The origins of the trust industry in the Philippines date back to 1918, the year an entity called Philippine Trust Company was created to manage the properties owned by Americans in the country, according to the Trust Association of the Philippines (TOAP), founded in 1964 to, among other things, promote the trust and investment management industry. Trust services grew gradually in popularity since then.
The association pointed out that the roughly eight-year period starting in 1983 and ending in 1991 was a particularly prosperous phase for the trust industry as it expanded rapidly: It turned over P18 billion in 1983, and did more than five times as much in 1991, hitting the P100-billion mark.
It is now a multitrillion-peso industry. According to the latest report of Bangko Sentral ng Pilipinas (BSP) on the Philippine financial system, which covers the first semester of 2017, the trust industry’s total assets grew 10.4% to P3.127 trillion, and this amount represented 22% of the total assets of the country’s banking system.
The double-digit growth happened despite BSP’s announcement in November last year that it would discontinue trust entities’ access to its two deposit facilities — Overnight Deposit Facility (ODF) and Term Deposit Facility (TDF). Trust entities were given until the end of June 2017 to wind down all the investments they placed at BSP.
“The restriction underscored that the BSP deposit facilities are used as monetary policy tool for managing domestic liquidity and not as investment outlet of the trust entities. This in turn will facilitate the flow of funds to more productive activities,” the report noted. A total of P427.5 billion of placements to the aforementioned deposit facilities were already transferred to deposits in banks and financial assets.
Sixteen universal banks’ trust departments were responsible for 63.8% or P1.995 trillion of the total trust assets, while non-bank financial institutions, composed of four investment houses and two independent trust corporations, contributed P741.2 billion or 23.7%. The rest came from commercial banks (11.1% or P348.6 billion) and thrift banks (1.4% or P42.8 billion).
A large majority of trust assets worth P1.78 trillion were invested in financial assets. Meanwhile, investments in equity securities rose 11.9% to P877.8 billion. This increase indicated a partiality for higher-yielding instrument given the volatilities in the financial market, the report noted.
The number of financial institutions with active trust operations continued to dwindle, falling to 36 as of end-June this year from 39 as of end-June 2016. This was the result of a constant effort to remove those institutions with dormant licenses (four such institutions gave up their license during the first half of the year) and the establishment of a new trust entity (Bank of the Philippine Islands spun off its trust department, which has now been operating since February this year as BPI Asset Management and Trust Corp.)

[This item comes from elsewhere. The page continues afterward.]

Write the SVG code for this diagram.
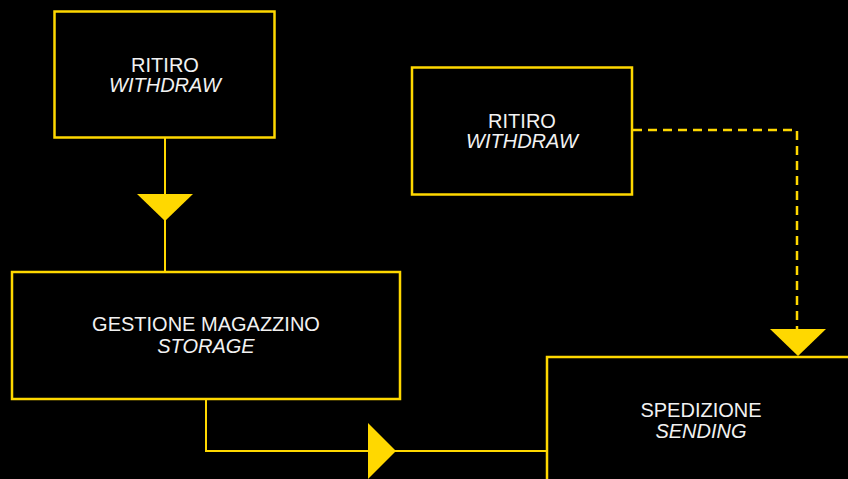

A P134.6-billion increase in agency accounts was the primary cause of the expansion of trust accountabilities to P975.9 billion as of end-June 2017. “The year-on-year increase in Agency Accounts was driven by the growth in institutional agency accounts and individual agency accounts by P82.9 billion and P52.2 billion, respectively,” the report said. These accounts are characterized by a trust institution with no legal title to an asset binding itself to render asset management services in representation or on behalf of a client who is expected give his or her consent.
Meanwhile, the report noted that trust accounts had the largest share to total accountabilities at 54.6% or P1.706 trillion. This account refers to one in which the legal title to funds and/or properties of trustor is transferred to the trustee, subject to the latter’s obligation to administer, hold and manage such funds and/or properties for the use, benefit or advantage of the trustor.
“Unit investment trust funds (UITFs) held 47.6% of the total trust accounts followed by personal trust and employee benefit with 22.5% and 19.8% shares, respectively,” the report said. UITFs experienced a 7.1% jump to P828 billion, a reflection, the report remarked, of the industry’s innovativeness when it comes to offering UTIFs with features that satisfy varying investor appetites.
“Trust accountabilities were mostly in the form of Money Market UITFs indicating investors’ preference for short-term securities,” the report said. Money market fund accounted for 73.8% or P611.1 billion of the total UITFs. It was followed by equity fund (10.7% or P88.8 billion), bond fund (6.6% or P54.7 billion) and balanced fund (2.5% or P20.6 billion).
The industry had a profitable first semester, netting P2.8 billion. “Fees and commissions, which are the main sources of income of the industry, was maintained at P4.7 billion. Meanwhile, taxes and licenses, administrative and other expenses which comprised almost 55.0% of total expenses, increased year on year by 63.8%,” the report said. The total income of the industry constituted 3.4% of the total net income of the entire banking industry.